Arya Ngurah Tabanan Raja VII Tabanan
Putera
sulung I Gusti Made Pamedekan, tidak disebutkan namanya, dilantik menjadi raja
Tabanan bergelar Arya Ngurah Tabanan Prabhu Singhasana.
Diceritakan
I Gusti Nengah Mal Kangin yang tidak puas dengan kedudukannya melakukan tipu
daya untuk menyingkirkan raja. Ketika didengar Raja beserta pengiring pergi
menghadap Dalem di Suweca-pura, maka kelompoknya I Gusti Nengah Mal Kangin
mendahului menghadap Dalem, seraya memfitnah. Sehingga Dalem merestui akan
kematian Raja Tabanan. Sampai di desa Penida rombongan Raja disergap oleh
pasukan Mal Kangin. Raja VII Tabanan wafat ditempat penyergapan, bergelar Bhatara
Nisweng Panida.
Beliau
meninggalkan 2 puteri dan seorang putera, yang bernama I Gusti Alit Dauh,
beribu dari Dauh Pala, sedang hamil ketika ditinggal wafat.
Adapun
yang menggantikan kedudukan Bahatara Nisweng Panida di Tabanan adalah I
Gusti Made Dalang, putera dari I Gusti Made Pamedekan Raja VI, sehingga wilayah
Tabanan terbagai menjadi dua. Namun I Gusti Made Dalang tidak lama wafat tanpa
keturunan, hingga seluruh wilayah Tabanan segera dapat dikuasai oleh I Gusti
Nengah Mal Kangin.
Sementara putera Raja Nisweng
Panida, I Gusti Alit Dawuh pergi meninggalkan istana, mnyelinap masuk ke
desa-desa menyelamatkan diri, dari usaha pembunuhan yang dilakukan I Gusti
Nengah Mal Kangin bersama I Gusti Kaler. Akhirnya I Gusti Alit Dawuh menuju ke
salah seorang bibinya Ni Gusti Luh Tabanan yang dinikahi oleh I Gusti Agung
Badeng di Kapal.
Segera I Gusti Agung Badeng
berangkat bersama laskarnya menyerang I Gusti Mal Kangin dan I Gusti Kaler
Penida, melalui desa Braban. Dalam pertempuran itu I Gusti Mal Kangin dan I
Gusti Kaler Penida tewas terbunuh bersama pengikutnya.

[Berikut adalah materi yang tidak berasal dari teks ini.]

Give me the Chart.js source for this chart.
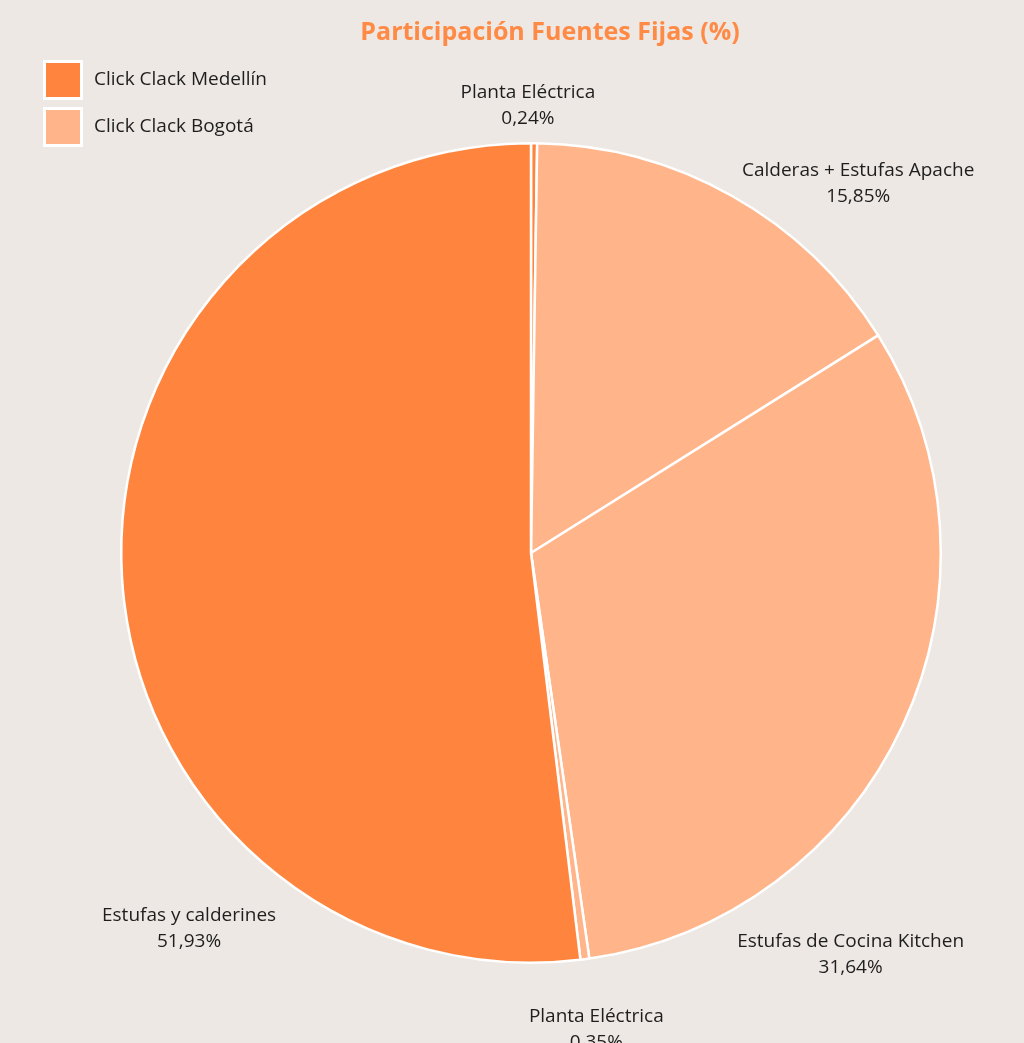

I Gusti Agung Badeng untuk
sementara waktu tinggal di Jro Mal Kangin sambil menjaga Putera Mahkota yang
belum bisa memegang pemerintahan. Tidak berselang lama I Gusti Agung Badeng
jatuh sakit, sehingga balik pulang ke Kapal, wafat di sana. Isterinya Ni Gusti
Luh Tabanan mesatya, puteri satu-satunya Ni Gusti Ayu Alit Tabanan
diserahkan kepada Ida Pedanda Wanasara.
Kekosongan di Jro Mal Kangin diisi oleh I Gusti
Bola. Namun keamanan kerajaan belum juga terjamin. I Gusti Bola juga menaruh
kebencian terhadap Raja Putera I Gusti Dawuh, dan diperlakukan sebagai abdi
saja.
I Gusti Alit Dawuh Raja VIII Tabanan
Dengan dukungan I Gusti
Subamia, I Gusti Jambe Dawuh, I Gusti Lod Rurung, dan I Gusti Kukuh, laskar I
Gusti Alit Dawuh bergerak menyerang Mal Kangin. Dalam pertempuran ini laskar
Mal Kangin kalah.
I Gusti Alit Dawuh kemudian
mejadi raja Tabanan bergelar Sri Maghada Sakti Raja Singhasana. Adapun
yang menjabat Bahudanda I Gusti Nyoman Kukuh. Semasa pemerintahannya
negara aman dan tertib, rakyat sejahtera.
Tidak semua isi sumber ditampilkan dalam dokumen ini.